While Inox Cinemas acquired Delhi-based Satyam, Carnival Cinemas bought a 100 per cent stake in Big Cinemas. Meanwhile, Mexican chain Cinepolis is said to have acquired Essel Group’s Fun Cinemas. The official spokesperson for Cinepolis refused to comment, but sources said both companies are expected to make an official statement in January as some approvals are yet to come.
Some strong regional players could fuel further consolidation.

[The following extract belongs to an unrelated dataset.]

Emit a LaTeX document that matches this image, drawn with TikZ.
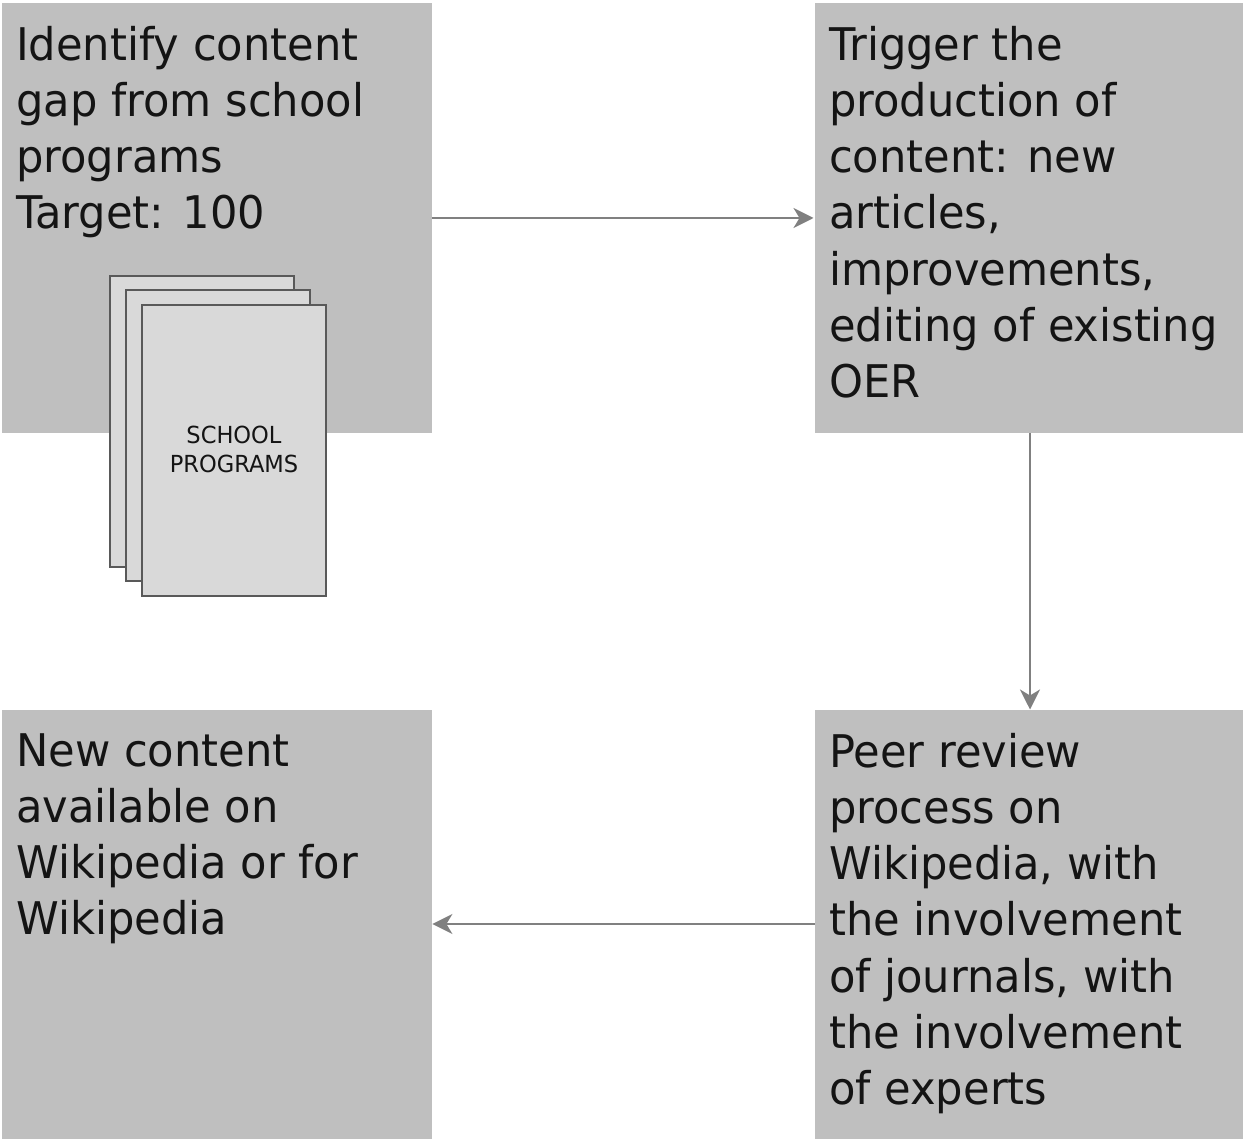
\documentclass[tikz,border=0pt]{standalone}
\usepackage{fontspec}
\setmainfont{DejaVu Sans}[FakeStretch=0.96]
\usetikzlibrary{arrows.meta}
\definecolor{boxg}{HTML}{BFBFBF}
\definecolor{pageg}{HTML}{D9D9D9}
\definecolor{lineg}{HTML}{808080}
\definecolor{edgeg}{HTML}{595959}
\tikzset{
  x=1pt,y=-1pt,
  stepbox/.style={fill=boxg,draw=none,anchor=north west,minimum width=430pt,minimum height=429.5pt,inner sep=0pt},
  boxtext/.style={anchor=north west,align=left,inner sep=0pt,font=\fontsize{45}{56.2}\selectfont,text=black!92},
  pagebox/.style={fill=pageg,draw=edgeg,line width=2.4pt,anchor=north west,minimum width=184pt,minimum height=291pt,inner sep=0pt,outer sep=0pt},
  flow/.style={draw=lineg,line width=2.2pt,-{Stealth[length=20pt,width=20pt,inset=6pt]}}
}
\begin{document}
\begin{tikzpicture}
\useasboundingbox (0,0) rectangle (1243,1139);
\node[stepbox] (a) at (2,3) {};
\node[stepbox,minimum width=428.5pt] (b) at (814.5,3) {};
\node[stepbox,minimum width=428.5pt] (c) at (814.5,709.5) {};
\node[stepbox] (d) at (2,709.5) {};
\node[boxtext] (ta) at (16,26) {Identify content\\gap from school\\programs\\Target: 100};
\node[boxtext] (tb) at (829,26) {Trigger the\\production of\\content: new\\articles,\\improvements,\\editing of existing\\OER};
\node[boxtext] (tc) at (829,733) {Peer review\\process on\\Wikipedia, with\\the involvement\\of journals, with\\the involvement\\of experts};
\node[boxtext] (td) at (16,733) {New content\\available on\\Wikipedia or for\\Wikipedia};
\node[pagebox] (p1) at (110,276) {};
\node[pagebox] (p2) at (126,290) {};
\node[pagebox] (p3) at (142,305) {};
\node[align=center,font=\fontsize{23.5}{29}\selectfont,text=black!92] (p3t) at ([yshift=1.5pt]p3.center) {SCHOOL\\PROGRAMS};
\coordinate (ab) at (0,218);
\coordinate (cd) at (0,924);
\coordinate (bc) at (1030,0);
\draw[flow] (a.east |- ab) -- ([xshift=-1pt]b.west |- ab);
\draw[flow] (bc |- b.south) -- (bc |- c.north);
\draw[flow] (c.west |- cd) -- (d.east |- cd);
\end{tikzpicture}
\end{document}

Vivek Gupta, Partner, BMR Advisors, said: “Organic growth of the multiplex industry is closely linked with and limited by the growth of new real estate. Further consolidation is perhaps inevitable as there are still some players that operate out of marquee locations and would be of interest to acquirers.” He said, depending on the expansion plans and gaps in the portfolios of national players, there could be more acquisitions. Key regional players in the multiplex industry include DT Cinemas in the north, and Sathyam Cinemas (SPI) in the south, besides Wave Cinemas and SRS Cinemas. Some of these players enjoy strong leadership presence in certain regions or in tier 2 cities.Wider footprint
Deepak Asher, Director, Inox Group, said acquisitions help multiplex companies get a wider footprint and achieve economies of scale through higher ticket, food and beverages and advertising revenues, besides optimising costs. “There are still 15-20 strong regional players and there is scope for consolidation. Such acquisitions could help big multiplex companies add key locations in metros and help them get a stronger foothold in smaller cities and towns,” he said.
Jehil Thakkar, Partner and head of media and entertainment, KPMG India, said scale is critical for multiplex players and gives them leverage when they strike financial agreements with film distributors.
“India is still one of the most under-screened countries and there is huge headroom for multiplex operators to grow, both organically and inorganically,” he said.